The issue isn’t what you can rationalize—“don’t be stupid” is still the baseline, level zero criterion.
A specification of what kind of answers will be acceptable and what kind will not.
Are you asking whether your spaghetti factory mixes flour and water in the right ratio?
Not being stupid is an admirable goal, but it’s not well-defined. I tried Googling “spaghetti factory analysis” and “spaghetti factory analysis statistics” for more information, but it’s not turning up anything. Is there a standard term for the error you are referring to?
Can’t I have my common sense, but make all possible comparisons anyway just to inform my common sense as to the general directions in which the winds of evidence are blowing?
I don’t see how informing myself of correlations harms my common sense in any way, and the only alternative I can think of is to stick to my prejudices, but whenever some doubt arises as to which of my prejudices has a stronger claim, I should thoroughly investigate real world data to settle the dispute between the two. As soon as that process is over, I should stop immediately because nothing else matters.
Is that the course of action you recommend?

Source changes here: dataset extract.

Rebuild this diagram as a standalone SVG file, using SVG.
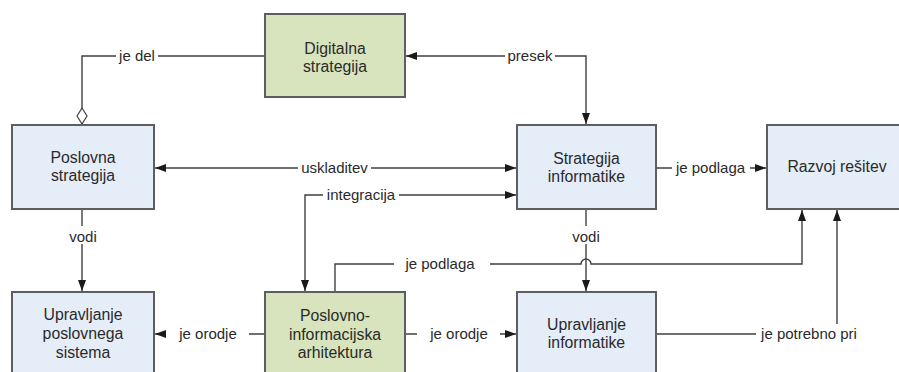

It’s not a goal. It is a criterion you should apply to the steps which you intend to take. I admit to it not being well-defined :-)
In statistics that used to be called “data mining” and was a bad thing. Data science repurposed the term and it’s now a good thing :-/ Andrew Gelman calls a similar phenomenon “garden of the forking paths” (see e.g. here).
Basically the problem is paying attention to noise.
You can. It’s just that you shouldn’t attach undue importance to which comparison came the first and which the second. You’re generating estimates and at the very minimum you should also be generating what you think are the errors of your estimates—these should be helpful in establishing how meaningful your ranking of all the pairs is.
And you still need to define a goal. For example, a goal of explanation/understanding is different from the goal of forecasting.
I’m not telling you to ignore the data. I’m telling you to be sceptical of what the data is telling you.
Thank you! Those data mining algorithms are exactly what I was looking for.
(Personally, I would describe the situation you are warning me against as reducing it “more than is possible” rather than “as much as possible”. I am definitely in favor of using common sense.)